According to Woodward:

Biden is accused of “poisoning the well” against the military leadership. Thomas Donilon, initially Obama’s deputy national security adviser, and then-Lt. Gen. Douglas E. Lute, the White House coordinator for the wars, are described as regularly engaged in “aggressive, suspicious, and sometimes condescending and insulting questioning of our military leaders.”

It got so bad during internal debates over whether to intervene in Libya in 2011 that Gates says he felt compelled to deliver a “rant” because the White House staff was “talking about military options with the president without Defense being involved.”

Gates says his instructions to the Pentagon were: “Don’t give the White House staff and [national security staff] too much information on the military options. They don’t understand it, and ‘experts’ like Samantha Power will decide when we should move militarily.” Power, then on the national security staff and now U.S. ambassador to the United Nations, has been a strong advocate for humanitarian intervention.

Another time, after Donilon and Biden tried to pass orders to Gates, he told the two, “The last time I checked, neither of you are in the chain of command,” and said he expected to get orders directly from Obama.

The nearly 600-page book, scheduled for release on Jan. 14 even though multiple reports said Gates suffered a recent fall that caused a fractured vertebra, also hit Obama and Biden over the administration’s policy in Afghanistan.

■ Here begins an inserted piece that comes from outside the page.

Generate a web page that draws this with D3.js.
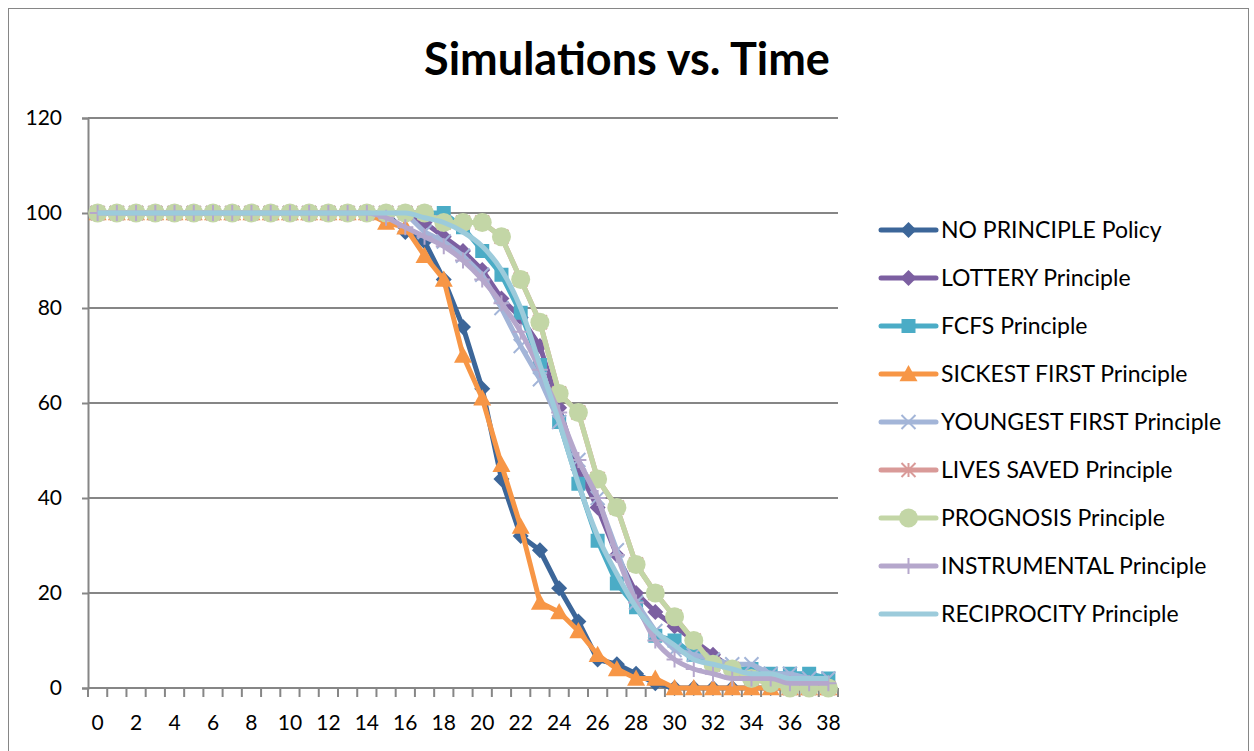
<!DOCTYPE html>
<html>
<head>
<meta charset="utf-8">
<script src="https://cdn.jsdelivr.net/npm/d3@7"></script>
<style>
  body { margin: 0; background: #fff; }
  text { font-family: Lato, "Open Sans", sans-serif; fill: #000; }
</style>
</head>
<body>
<div id="chart"></div>
<script>
// categories (time steps) and y tick values
var times = d3.range(0, 39);
var yTicks = [0, 20, 40, 60, 80, 100, 120];

function fill100(n) { return d3.range(n).map(function() { return 100; }); }

var noPrinciple = fill100(16).concat([96, 94, 86, 76, 63, 44, 32, 29, 21, 14, 6, 5, 3, 1, 0, 0, 0, 0, 0, 0, 0, 0, 0]);
var lottery = fill100(17).concat([98, 95, 92, 88, 82, 78, 72, 59, 46, 38, 28, 20, 16, 13, 10, 7, 4, 3, 2, 2, 1, 1]);
var fcfs = fill100(19).concat([97, 92, 87, 79, 68, 56, 43, 31, 22, 17, 11, 10, 7, 5, 4, 4, 3, 3, 3, 2]);
var sickestFirst = fill100(15).concat([98, 97, 91, 86, 70, 61, 47, 34, 18, 16, 12, 7, 4, 2, 2, 0, 0, 0, 0, 0, 0, 0, 0, 0]);
var youngestFirst = fill100(17).concat([96, 94, 91, 87, 80, 72, 65, 56, 48, 40, 29, 18, 12, 8, 7, 6, 5, 5, 3, 3, 2, 2]);
var livesSaved = fill100(18).concat([98, 98, 98, 95, 86, 77, 62, 58, 44, 38, 26, 20, 15, 10, 5, 4, 2, 1, 0, 0, 0]);
var prognosis = fill100(18).concat([98, 98, 98, 95, 86, 77, 62, 58, 44, 38, 26, 20, 15, 10, 5, 4, 2, 1, 0, 0, 0]);
var instrumental = fill100(15).concat([99, 97, 95, 93, 90, 86, 81, 75, 67, 58, 48, 40, 28, 18, 10, 6, 4, 3, 2, 2, 2, 1, 1, 1]);
var reciprocity = fill100(17).concat([99, 98, 96, 93, 88, 80, 68, 56, 43, 32, 24, 17, 12, 9, 6, 5, 4, 3, 3, 2, 2, 2]);

var series = [
  { name: "NO PRINCIPLE Policy", values: noPrinciple, color: "#3c6699", marker: "diamond" },
  { name: "LOTTERY Principle", values: lottery, color: "#7c5fa1", marker: "diamond" },
  { name: "FCFS Principle", values: fcfs, color: "#4bacc6", marker: "square" },
  { name: "SICKEST FIRST Principle", values: sickestFirst, color: "#f79646", marker: "triangle" },
  { name: "YOUNGEST FIRST Principle", values: youngestFirst, color: "#a3b5d8", marker: "x" },
  { name: "LIVES SAVED Principle", values: livesSaved, color: "#d99a98", marker: "star" },
  { name: "PROGNOSIS Principle", values: prognosis, color: "#c3d6a6", marker: "circle" },
  { name: "INSTRUMENTAL Principle", values: instrumental, color: "#b5a7cc", marker: "plus", smooth: true },
  { name: "RECIPROCITY Principle", values: reciprocity, color: "#9ccbdb", marker: "none", smooth: true }
];

var width = 1254, height = 751;

var svg = d3.select("#chart")
  .append("svg")
  .attr("width", width)
  .attr("height", height);

// chart frame
svg.append("rect")
  .attr("x", 8.5).attr("y", 8.5)
  .attr("width", 1240).attr("height", 760)
  .attr("fill", "none")
  .attr("stroke", "#868686");

var x = d3.scaleBand().domain(times).range([88, 838]);
var y = d3.scaleLinear().domain([0, 120]).range([688, 118]);
var cx = function(i) { return x(i) + x.bandwidth() / 2; };

svg.append("text")
  .attr("x", 627).attr("y", 75)
  .attr("text-anchor", "middle")
  .attr("font-size", 45).attr("font-weight", "bold")
  .text("Simulations vs. Time");

// gridlines
svg.append("g")
  .selectAll("line")
  .data(yTicks.filter(function(d) { return d > 0; }))
  .enter().append("line")
  .attr("x1", 88).attr("x2", 838)
  .attr("y1", function(d) { return y(d); })
  .attr("y2", function(d) { return y(d); })
  .attr("stroke", "#868686").attr("stroke-width", 2);

// y axis
var yAxis = svg.append("g")
  .attr("transform", "translate(88,0)")
  .call(d3.axisLeft(y).tickValues(yTicks).tickSize(6).tickFormat(""));
yAxis.select(".domain").attr("stroke", "#868686").attr("stroke-width", 2);
yAxis.selectAll(".tick line").attr("stroke", "#868686").attr("stroke-width", 2);

svg.append("g")
  .selectAll("text")
  .data(yTicks)
  .enter().append("text")
  .attr("x", 62)
  .attr("y", function(d) { return y(d) + 7; })
  .attr("text-anchor", "end")
  .attr("font-size", 21)
  .text(function(d) { return d; });

// x axis: ticks between categories
var xAxis = svg.append("g")
  .attr("transform", "translate(0,688)")
  .call(d3.axisBottom(x).tickSize(0).tickPadding(27)
    .tickFormat(function(d) { return d % 2 === 0 ? d : ""; }));
xAxis.select(".domain").remove();
xAxis.selectAll("text").attr("font-size", 21).attr("font-family", "Lato");
xAxis.append("line")
  .attr("x1", 88).attr("x2", 838)
  .attr("stroke", "#868686").attr("stroke-width", 2);
xAxis.selectAll(".bound")
  .data(d3.range(0, 40))
  .enter().append("line")
  .attr("class", "bound")
  .attr("x1", function(i) { return 88 + i * x.step(); })
  .attr("x2", function(i) { return 88 + i * x.step(); })
  .attr("y1", 0).attr("y2", 9)
  .attr("stroke", "#868686").attr("stroke-width", 2);

function drawMarker(g, type, color, px, py, scale) {
  var s = scale || 1;
  if (type === "diamond") {
    var r = 8 * s;
    g.append("path").attr("d", "M" + px + "," + (py - r) + "L" + (px + r) + "," + py + "L" + px + "," + (py + r) + "L" + (px - r) + "," + py + "Z")
      .attr("fill", color);
  } else if (type === "square") {
    var h = 7 * s;
    g.append("rect").attr("x", px - h).attr("y", py - h).attr("width", 2 * h).attr("height", 2 * h)
      .attr("fill", color);
  } else if (type === "triangle") {
    var t = 9 * s;
    g.append("path").attr("d", "M" + px + "," + (py - t) + "L" + (px + t) + "," + (py + t * 0.8) + "L" + (px - t) + "," + (py + t * 0.8) + "Z")
      .attr("fill", color);
  } else if (type === "circle") {
    g.append("circle").attr("cx", px).attr("cy", py).attr("r", 9.5 * s).attr("fill", color);
  } else if (type === "x" || type === "star") {
    var k = 7 * s;
    g.append("path").attr("d", "M" + (px - k) + "," + (py - k) + "L" + (px + k) + "," + (py + k) + "M" + (px - k) + "," + (py + k) + "L" + (px + k) + "," + (py - k) +
        (type === "star" ? "M" + px + "," + (py - k) + "L" + px + "," + (py + k) : ""))
      .attr("stroke", color).attr("stroke-width", 2).attr("fill", "none");
  } else if (type === "plus") {
    var p = 8 * s;
    g.append("path").attr("d", "M" + (px - p) + "," + py + "L" + (px + p) + "," + py + "M" + px + "," + (py - p) + "L" + px + "," + (py + p))
      .attr("stroke", color).attr("stroke-width", 2).attr("fill", "none");
  }
}

series.forEach(function(s) {
  var g = svg.append("g");
  var line = d3.line()
    .x(function(d, i) { return cx(i); })
    .y(function(d) { return y(d); })
    .curve(s.smooth ? d3.curveMonotoneX : d3.curveLinear);
  g.append("path")
    .datum(s.values)
    .attr("d", line)
    .attr("fill", "none")
    .attr("stroke", s.color)
    .attr("stroke-width", 5)
    .attr("stroke-linejoin", "round");
  s.values.forEach(function(v, i) {
    drawMarker(g, s.marker, s.color, cx(i), y(v));
  });
});

// legend
var legend = svg.append("g");
series.forEach(function(s, i) {
  var ly = 230 + i * 48;
  var lg = legend.append("g");
  lg.append("line")
    .attr("x1", 881).attr("x2", 936)
    .attr("y1", ly).attr("y2", ly)
    .attr("stroke", s.color).attr("stroke-width", 5).attr("stroke-linecap", "round");
  drawMarker(lg, s.marker, s.color, 908.5, ly);
  lg.append("text")
    .attr("x", 941).attr("y", ly + 8)
    .attr("font-size", 23)
    .text(s.name);
});
</script>
</body>
</html>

“I could not sign onto Vice President Biden’s preferred strategy of reducing our presence in Afghanistan to rely on counterterrorist strikes from afar,” Gates wrote. “‘Whac-A-Mole’ hits on Taliban leaders weren’t a long-term strategy,” Gates wrote, according to The Daily Caller, who explained, “Biden pressed for the near-complete withdrawal of U.S. forces — except for a small ground force and some drones — from Afghanistan.”

While the White House statement didn’t address many of Gates’ criticism, it did defend the administration on Afghanistan.

“Deliberations over our policy on Afghanistan have been widely reported on over the years, and it is well known that the President has been committed to achieving the mission of disrupting, dismantling and defeating al Qaeda, while also ensuring that we have a clear plan for winding down the war, which will end this year,” Hayden said. “As has always been the case, the president welcomes differences of view among his national security team, which broaden his options and enhance our policies.”

“The president deeply appreciates Bob Gates’ service as secretary of defense, and his lifetime of service to our country [and] the president wishes Secretary Gates well as he recovers from his recent injury, and discusses his book.”